The Gold Price jumped sharply for US and Euro investors as Thursday's New York opening drew near, gaining 1.7% and 1.4% respectively as world stock markets fell despite fresh cuts to central-bank interest rates.
"Expectations of future inflation and Dollar depreciation are driving the market right now," reckons Bayram Dincer, an analyst at Dresdner Bank, speaking to Bloomberg from Zurich.
"Layer on top of [shrinking supply] all the liquidity, the printing of money and the other measures the government is taking," adds Joe Foster, gold manager at the $8 billion Van Eck Funds in New York, and "it could create an explosive situation."
Thursday's fresh cuts to world interest rates confirmed the currency markets' deflationary verdict on falling premiums, first seen last year as the US Fed and Bank of Japan cut their rates to zero and their currencies leapt.
Early in Prague, the Czech central bank slashed its interest rates by half of one per cent, matching an all-time low at 1.75% and sparking a bounce in the Czech Koruna vs. the Euro.
Midday here in London, the Bank of England today took its base rate further into record-low territory at 1.0%. Currency traders then pushed the Pound Sterling to a two-week high above $1.4650.
But the European Central Bank (ECB) in Frankfurt failed to reduce its cost of money this week, holding its rates steady at 2.0%.
The Euro spiked down on the news, losing 2¢ from this week's high to trade below $1.2850 – a level first broken (on the way up) in Jan. 2004.
Priced in Euros, the value of gold – which yields nothing but also carries no counter-party default risk – rose to a 3-session high of €720 an ounce, more than 14% higher for 2009 to date.
"Overall it's still a bullish chart but with near-term downside risk," says Phil Smith in his technical analysis of the Gold Market for Reuters India today.
Pointing to the "trendline break" of the upwards move starting in mid-Jan., "the line is now acting as overhead resistance," Smith adds.

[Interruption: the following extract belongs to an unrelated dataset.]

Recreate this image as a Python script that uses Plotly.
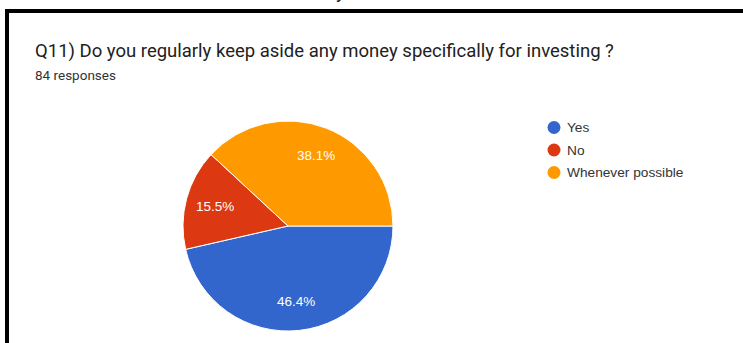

"The market reacted down after bumping up against resistance at 935."
Also in India today – destination for one-fifth of the world's physical gold sales each year – the Press Trust of India reports rising demand from jewelers and retail consumers amid the current Hindu marriage season.
But "buying activity is [still] limited as prices are high," said one bank gold-dealer to Reuters this morning.
"There is not much demand," agrees another dealer, citing a "psychological barrier" to consumer jewelry demand at 14,000 Rupees per 10 grams.
Tuesday saw the Federal Reserve in Washington extend until Oct. 30th five emergency lending programs for US commercial banks, previously scheduled to expire at the end of April.
The US central bank also extended a "swap line" agreement with 13 other major central banks, saying it would "address continued pressures in global US Dollar funding markets."
Swiss reinsurance giant Swiss Re today said it's asked legendary US investor Warren Buffett to fund half of a CHF 5 billion cash raising ($4.3bn) after reporting a CHF1bn loss for 2008.
By year-end, Swiss Re says, its capital base stood CHF2bn ($2.32bn) below the level needed to retain its crucial AA credit rating.
Over in Frankfurt meantime, Germany largest bank – Deutsche – revealed its biggest ever annual loss at €3.9 billion ($5bn).
In the last 3 months of 2008, corporate banking and securities dealing at Deutsche Bank lost €5.8bn before tax.
New data today showed German manufacturing orders shrinking for the fourth month running in December, down almost 7% month-on-month.
Yesterday the Kremlin in Moscow said it will pump the equivalent of $40 billion into Russia's ailing banks.
The Russian Ruble has lost one-third of its value since summer '08 despite offering 13% interest rates.
On Tuesday the Reserve Bank of Australia cut its interest rate to a 45-year low. The Aussie Dollar bounced from near-6 year lows in response.
Yesterday the central bank of Norway cut its target interest rate by 50 basis points to 2.50%. The Norwegian Krone turned higher after losing one-third of its value vs. the Dollar since July last year.